$$\int_{0}^{2 \pi} \sin^n(x) = \, ?$$
The key step is to consider the complex integration $\int(z-\frac{1}{z})^n\frac{dz}{z}$ around the unit disk. Notice that $$(z-\frac{1}{z})^n\frac{1}{z} = \frac{(z^2-1)^n}{z^{(n+1)}},$$ and it implies that it has a pole of order $n+1$. Residue $= \frac{1}{n!}d^{(n)}(z^2-1)^n(0)$. Is this the correct way to compute? If correct, is this the only way to compute its residue? Is any simpler methods?
On
Using binomial expansion we have $$I=\int_0^{2\pi}\sin^n x\ dx=\int_0^{2\pi}\left(\dfrac{e^{ix}-e^{-ix}}{2i}\right)^n \ dx=\dfrac{1}{(2i)^n}\int_0^{2\pi}\left(e^{inx}+{n\choose1}e^{i(n-2)x}+\cdots+e^{-inx}\right) \ dx$$ since $\int_0^{2\pi} e^{inx}\ dx=0$ for $n=\pm1,\pm2\cdots$ then all terms will be zero except the middle one, but this term is also zero for odd $n$ and for even $n=2k$ $$I=\dfrac{1}{(2i)^n}\int_0^{2\pi}{2k\choose k}(-1)^ke^{i(0)x}\ dx=\dfrac{2\pi}{2^{2k}}{2k\choose k}$$
On
Use http://www.vias.org/calculus/07_trigonometric_functions_05_03.html
to find $$I_n=\dfrac{n-1}nI_{n-2}$$ where $$I_m=\int_0^{2\pi}\sin^mx\ dx$$
$$I_0=?,I_1=?$$
Note that if you define $f(z)=\frac1z\left(\frac{z-\frac1z}{2i}\right)^n$, then$$\int_0^{2\pi}\sin^nx\,\mathrm dx=2\pi\sum\operatorname{Res}(f),$$where this sum is taken over the singularities of $f$ on the open unit disk.
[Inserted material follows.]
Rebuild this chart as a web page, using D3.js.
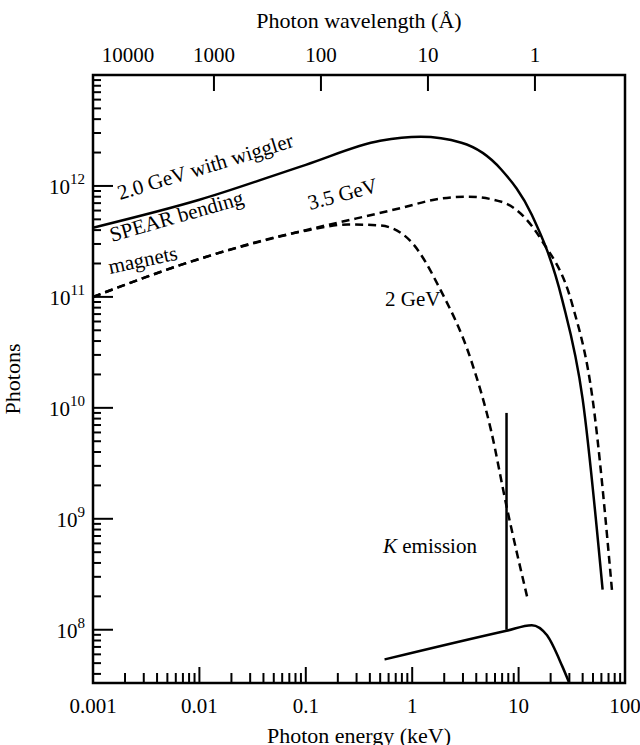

But$$f(z)=\frac1{2^ni^n}\frac{(z^2-1)^n}{z^{n+1}}.$$If $n$ is odd, then all the powers of $z$ have an even exponent and therefore the residue is $0$. Otherwise, it follows from the definition of residue that it is equal to $\displaystyle\frac1{2^n}\binom{n}{n/2}$.